Health surveys are commonly conducted to evaluate the overall state of affairs in terms of health decisions and trends. Often, the data collected are paired with other extant data in order to see if relationships exist that were not specifically studied or around which data were not specifically collected.
The Centers for Disease Control, of course, collect thousands of data elements from a variety of health settings and surveys. The data set attached, “Case Study 3 – States.csv” includes 6 variables:
- Food hardship rate – the reported rate of persons that experience the inability to purchase the food they need at least once in the last 12 months;
- Obesity rate – the rate of obese persons, which is defined as having a BMI of 30 or greater;
- Adult cigarette use – the proportion of persons 16 or older smoking more than 100 cigarettes in their lifetime and who continue to smoke;
- Child cigarette use – the proportion of persons under 16 smoking more than 100 cigarettes in their lifetime and who continue to smoke;
- Tax – the number of cents of state tax levied on a pack of 20 cigarettes; and
- Location – the geographical location in the US to which each state and US is a member.
- Create a scatterplot of the data for Food Hardship Rate and Obesity Rate. Copy the scatterplot
into this document with axes and chart titles and interpret what the scatterplot tells us about the relationship between the two variables.
- For the food hardship and obesity variables, determine the strength of any correlation, and
determine whether it is significant at 0.05. Interpret the meaning of the correlation coefficient. A quick p-value calculator for Pearson correlation can be found on Social Science Statistics website (https://www.socscistatistics.com/pvalues/pearsondistribution.aspx).
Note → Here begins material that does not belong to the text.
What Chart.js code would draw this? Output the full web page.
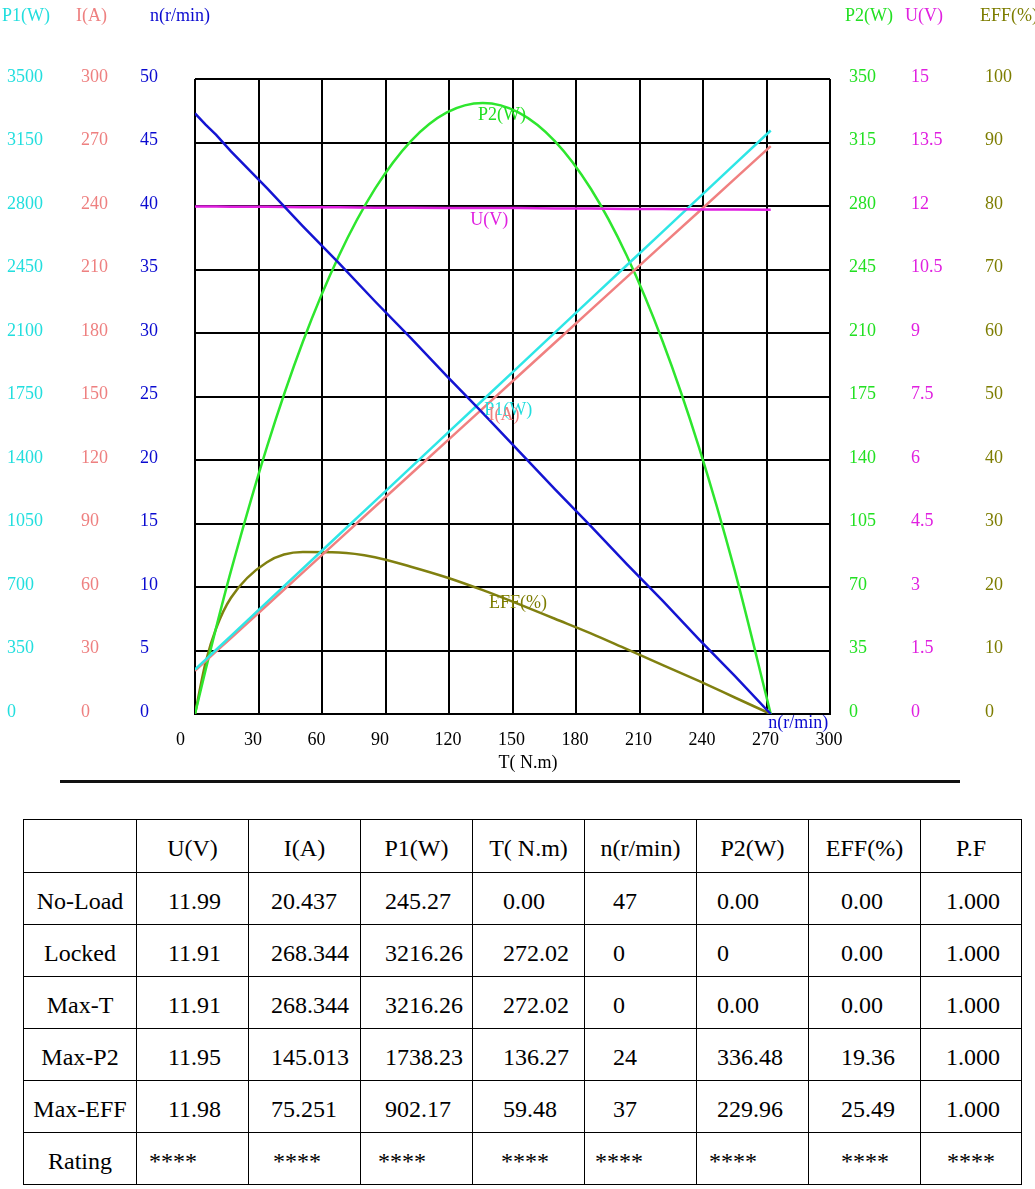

Write a journal entry for the results.
- For the adult smoking and child smoking variables, determine the strength of any correlation,
and determine whether it is significant at 0.05. Interpret the meaning of the correlation coefficient. A quick p-value calculator for Pearson correlation can be found at https://www.socscistatistics.com/pvalues/pearsondistribution.aspx. Write a journal entry for the results.
- One method of decreasing the smoking rate is to increase the tax rate on a pack of cigarettes.
Using the mean of the adult and child rate for each state and DC, consider predicting the smoking rate from the tax rate.
- Calculate the mean of the adult and child smoking rates for each state and DC – insert this in an Excel column.
- With tax rate as the predictor variable, conduct a simple linear regression analysis on the data for mean adult and child smoking rate. In the analysis, you would typically report:
- A regression plot analysis
- A statement and interpretation of the significance
- The regression equation and its meaning
- A statement and interpretation of R2
- Practical statement of meaningfulness
5) Researchers attempt to see if there are relationships between variables that are not scale in nature, as well. In this case, we have 6 categories of “Location.” A bar chart showing the number of smokers in a random sample of 1000 residents in each region is shown below.
- Determine the number in each 1000 resident sample that are nonsmokers.
- Using the chi-square test for independence, determine whether or not the number of smokers in a region is independent of the region.
- Indicate the null and alternate hypotheses.
- Use the calculator at http://turner.faculty.swau.edu/mathematics/math241/materials/contablecal c/entry.phpto conduct the chi-square test at 0.05.
- Interpret the results and write a journal entry for the results.